This compact 3D camera helps to increase productivity and provides precise 3D measurement data to enhance automation. It is the first product SICK’s 3D safety portfolio that will continue to grow, and it is also the first of its kind on the market.
The 3D environment detection enables seamless protection of numerous applications requiring PL c. With a 2m safety range and up to four field switching cases, the safeVisionary2 takes productivity to a new level. Based on the same ToF platform used by SICK’s Visionary-T Mini, the safeVisionary2 is suitable for a wide range of applications, including industrial mobile robots, cobots, and mobile service robots.

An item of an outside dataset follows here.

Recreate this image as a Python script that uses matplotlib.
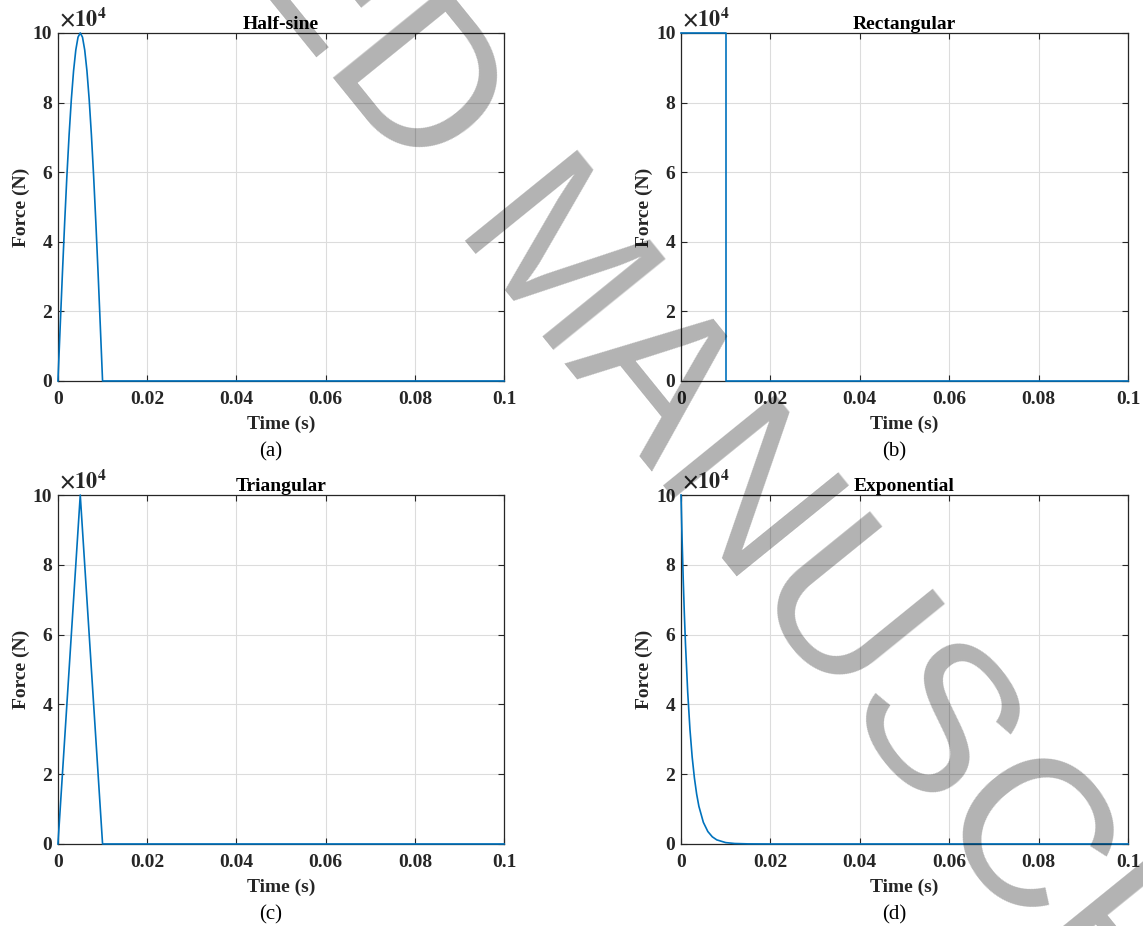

Advanced protection and efficient automation of mobile robots
Mobile robots, from AGVs to AMRs, use LiDAR technology to intelligently navigate around a facility. The avoidance of collisions and a fast restart increases the availability of mobile robots. With safeVisionary2, obstacles above the scanning field level of a safety laser scanner are also reliably detected in the direction of travel, allowing for the avoidance of collisions. In contrast to 2D anti-collision solutions, safeVisionary2 can automatically restart in many cases.
In addition, side protection safety is also increased during turning and pivoting maneuvers of the vehicle after loading and unloading processes. The 3D environmental information can also be used in mobile applications for precise localization and navigation of the vehicles, available via Gigabit Ethernet.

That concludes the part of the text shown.